Q. "Where do you use compression versus flare fittings?"
A. We prefer flare with soft tubing over 3/8" OD in size and compression fittings on all hard copper and soft tubing 3/8" OD and smaller. Don't use compression fittings on gas connections at all as most codes do not allow it nor do we recommend it.

Q. "What is the flare degree of the flare fittings you offer?"
A. The fittings we offer are SAE 45° flare with the exception of the 15/16"-16 flare cap found on our gas-related products page. The 15/16"-16 are 45° flare, but are not SAE fittings.

Q. "Are flare fittings suitable for natural gas connections?"
A. Brass and copper pipe or tubing must not be used where the gas contains more than an average of 0.3 grams of hydrogen sulfide per 100 scf (standard cubic feet) of gas (0.7 mg/100) according to section 1208.5.2.3 of the 2012 Uniform Plumbing Code and section 54.5.6.2.3 of the NFPA (National Fire Protection Association) fuel gas code. Since natural gas can contain some hydrogen sulfide, the brass flare fittings we offer are not recommended. Galvanized and black steel pipe and fittings can be used if it is standard weight Schedule 40 or thicker.

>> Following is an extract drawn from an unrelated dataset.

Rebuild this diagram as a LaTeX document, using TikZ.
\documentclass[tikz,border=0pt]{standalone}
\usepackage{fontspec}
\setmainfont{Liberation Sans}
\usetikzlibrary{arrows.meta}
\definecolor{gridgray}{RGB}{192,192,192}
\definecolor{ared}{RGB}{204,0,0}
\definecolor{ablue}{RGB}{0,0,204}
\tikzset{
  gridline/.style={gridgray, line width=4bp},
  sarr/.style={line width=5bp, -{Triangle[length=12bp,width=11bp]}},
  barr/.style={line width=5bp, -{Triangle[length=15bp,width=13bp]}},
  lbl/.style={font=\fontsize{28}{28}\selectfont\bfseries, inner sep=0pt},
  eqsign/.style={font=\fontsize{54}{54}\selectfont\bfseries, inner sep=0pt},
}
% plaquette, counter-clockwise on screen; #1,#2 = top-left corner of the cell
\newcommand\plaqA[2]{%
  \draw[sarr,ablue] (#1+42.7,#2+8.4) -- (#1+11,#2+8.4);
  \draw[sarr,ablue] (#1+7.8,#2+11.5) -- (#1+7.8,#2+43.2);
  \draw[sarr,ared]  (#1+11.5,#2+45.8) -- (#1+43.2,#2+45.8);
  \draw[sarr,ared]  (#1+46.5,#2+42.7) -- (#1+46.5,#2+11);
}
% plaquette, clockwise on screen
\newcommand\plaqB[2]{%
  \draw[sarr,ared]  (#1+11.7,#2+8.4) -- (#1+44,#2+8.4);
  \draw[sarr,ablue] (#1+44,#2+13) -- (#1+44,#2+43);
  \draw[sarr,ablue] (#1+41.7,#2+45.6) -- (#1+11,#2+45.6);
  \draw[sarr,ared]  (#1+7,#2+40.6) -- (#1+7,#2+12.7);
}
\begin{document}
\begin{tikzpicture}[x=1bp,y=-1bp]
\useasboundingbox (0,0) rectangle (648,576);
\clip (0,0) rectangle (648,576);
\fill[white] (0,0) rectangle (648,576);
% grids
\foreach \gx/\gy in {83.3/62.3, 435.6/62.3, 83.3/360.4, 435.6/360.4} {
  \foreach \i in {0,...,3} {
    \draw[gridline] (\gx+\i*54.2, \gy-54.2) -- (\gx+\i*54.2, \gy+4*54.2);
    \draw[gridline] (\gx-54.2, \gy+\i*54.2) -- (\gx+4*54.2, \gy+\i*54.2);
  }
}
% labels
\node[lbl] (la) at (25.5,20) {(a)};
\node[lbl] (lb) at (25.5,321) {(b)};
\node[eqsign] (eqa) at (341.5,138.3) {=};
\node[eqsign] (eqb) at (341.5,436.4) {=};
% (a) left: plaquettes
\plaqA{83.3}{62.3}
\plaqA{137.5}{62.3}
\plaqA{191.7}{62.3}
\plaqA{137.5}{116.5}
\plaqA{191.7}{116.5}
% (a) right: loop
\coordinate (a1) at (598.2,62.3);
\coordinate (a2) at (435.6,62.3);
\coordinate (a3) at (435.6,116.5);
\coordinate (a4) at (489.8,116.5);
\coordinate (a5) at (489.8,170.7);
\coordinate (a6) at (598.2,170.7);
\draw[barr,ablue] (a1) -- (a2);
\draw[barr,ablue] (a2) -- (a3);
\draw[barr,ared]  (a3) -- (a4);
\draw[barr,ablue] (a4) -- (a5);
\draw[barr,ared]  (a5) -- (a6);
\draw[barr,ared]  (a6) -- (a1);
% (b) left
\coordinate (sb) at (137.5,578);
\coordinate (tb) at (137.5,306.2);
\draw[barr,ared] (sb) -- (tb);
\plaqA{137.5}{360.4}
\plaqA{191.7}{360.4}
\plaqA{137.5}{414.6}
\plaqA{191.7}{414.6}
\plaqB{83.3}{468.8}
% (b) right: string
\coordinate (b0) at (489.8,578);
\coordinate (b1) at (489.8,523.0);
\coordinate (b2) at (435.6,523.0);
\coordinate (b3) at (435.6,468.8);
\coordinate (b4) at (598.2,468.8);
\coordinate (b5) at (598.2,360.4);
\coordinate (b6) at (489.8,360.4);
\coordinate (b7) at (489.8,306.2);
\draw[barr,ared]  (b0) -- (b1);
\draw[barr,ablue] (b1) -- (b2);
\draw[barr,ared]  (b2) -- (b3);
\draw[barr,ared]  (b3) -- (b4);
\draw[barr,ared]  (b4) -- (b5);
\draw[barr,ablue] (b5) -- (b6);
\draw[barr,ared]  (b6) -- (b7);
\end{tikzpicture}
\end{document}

Q. "Why do you only offer a 15/16" flare cap and no other 15/16" flare fittings?"
A. The 15/16" - 16 thread flare fitting is used strictly for natural and propane flexible gas connectors and not for water or with fittings used in automobiles. Up until the 1980's, 5/8" O.D. SAE (Society of Automotive Engineer) standardized flare fittings were used for natural gas and propane flexible gas connections.

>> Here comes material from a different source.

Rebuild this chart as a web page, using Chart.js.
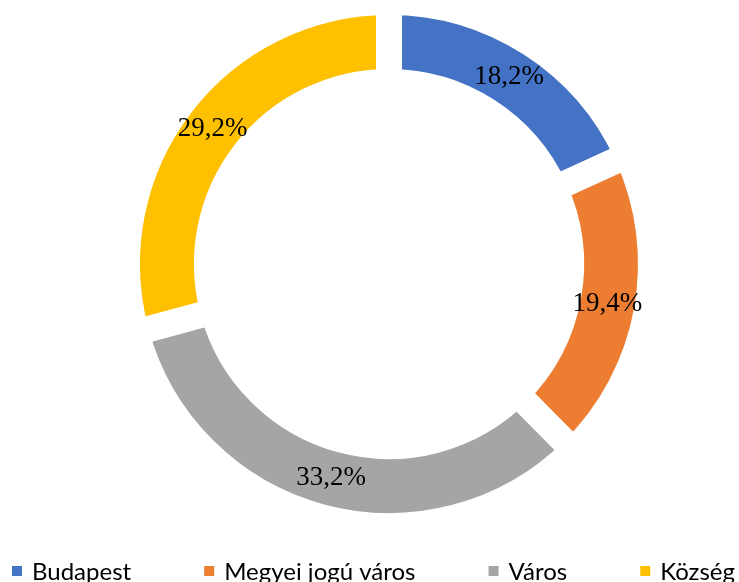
<!DOCTYPE html>
<html>
<head>
<meta charset="utf-8">
<script src="https://cdn.jsdelivr.net/npm/chart.js@4.4.1/dist/chart.umd.min.js"></script>
<style>
  html, body { margin: 0; padding: 0; background: #fff; overflow: hidden; }
  #wrap { width: 739px; height: 582px; }
</style>
</head>
<body>
<div id="wrap"><canvas id="grafico" width="739" height="582"></canvas></div>
<script>
const kategoriak = ['Budapest', 'Megyei jogú város', 'Város', 'Község'];
const ertekek = [18.2, 19.4, 33.2, 29.2];
const cimkek = ['18,2%', '19,4%', '33,2%', '29,2%'];
const szinek = ['#4472C4', '#ED7D31', '#A5A5A5', '#FFC000'];

// value labels in the middle of each ring slice
const cimkePlugin = {
    id: 'cimkek',
    afterDatasetsDraw(chart) {
        const ctx = chart.ctx;
        const meta = chart.getDatasetMeta(0);
        ctx.save();
        ctx.font = '27px "Liberation Serif", "Times New Roman", serif';
        ctx.fillStyle = '#000';
        ctx.textAlign = 'center';
        ctx.textBaseline = 'middle';
        meta.data.forEach((arc, i) => {
            const pos = arc.tooltipPosition();
            ctx.fillText(cimkek[i], pos.x, pos.y);
        });
        ctx.restore();
    }
};

// bottom legend spread across the full width
const jelmagyarazatPlugin = {
    id: 'jelmagyarazat',
    afterDraw(chart) {
        const ctx = chart.ctx;
        ctx.save();
        ctx.font = '24px Lato, "Open Sans", sans-serif';
        ctx.textBaseline = 'alphabetic';
        const doboz = 10;
        const koz = 10;
        const szelessegek = kategoriak.map(k => doboz + koz + ctx.measureText(k).width);
        const osszes = szelessegek.reduce((a, b) => a + b, 0);
        const bal = 12, jobb = 735;
        const res = (jobb - bal - osszes) / (kategoriak.length - 1);
        let x = bal;
        kategoriak.forEach((k, i) => {
            ctx.fillStyle = szinek[i];
            ctx.fillRect(x, 566, doboz, doboz);
            ctx.fillStyle = '#000';
            ctx.fillText(k, x + doboz + koz, 580);
            x += szelessegek[i] + res;
        });
        ctx.restore();
    }
};

new Chart(document.getElementById('grafico'), {
    type: 'doughnut',
    data: {
        labels: kategoriak,
        datasets: [{
            data: ertekek,
            backgroundColor: szinek,
            borderColor: '#fff',
            borderWidth: 26,
            radius: 262,
            cutout: '69.5%'
        }]
    },
    options: {
        responsive: false,
        animation: false,
        events: [],
        layout: { padding: { left: 39, top: 0, right: 0, bottom: 54 } },
        plugins: {
            legend: { display: false },
            tooltip: { enabled: false }
        }
    },
    plugins: [cimkePlugin, jelmagyarazatPlugin]
});
</script>
</body>
</html>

5/8" O.D. SAE Flare fittings were too close in size to 1/2" iron pipe size (IPS) fittings and pipe nipples. Because of this, 1/2" IPS couplings were often being used to connect to 5/8" O.D. SAE Flare fittings and IPS nipples into flexible gas connectors which then would not properly seal causing a small gas leak.

To alleviate this type of safety issue, the American gas industry implemented the 15/16" threaded flare fitting with fine threads (16 threads per inch) to be used on 5/8" O.D. (outside diameter) tubing.

The flare fittings we offer are SAE 45° flare with the exception of the 15/16"-16 gas flare fittings. The 15/16"-16 are 45° flare, but are not SAE fittings.

Q. "How can I measure my flare fitting to know if it is 15/16"-16 flare or another size?"
A. The 15/16"-16 male flare thread measures 15/16" diameter from the outside of the male threads. The flare threads have 16 threads per inch. The actual opening through the fitting is 1/2" inside diameter for the gas to flow through. Gas appliance connectors larger than 1/2" O.D. use special flare fittings designed for gas use only.

Q. "Why shouldn't I use PTFE thread sealing tape or pipe joint compound on my flare threads?"
A. PTFE tape and pipe joint compound (also known as "pipe dope") should only be used on "IPS" ("iron pipe size") threads, which are normal pipe threads. IPS threads make their seal along the threads themselves; when a piece of IPS-threaded pipe is screwed into a fitting, PTFE tape and/or pipe dope is used to assist that seal on the threads. Flare fittings, on the other hand, seal on the beveled ends of the fittings, and so using pipe dope or tape on flare threads could actually prevent the fittings from making an adequate seal.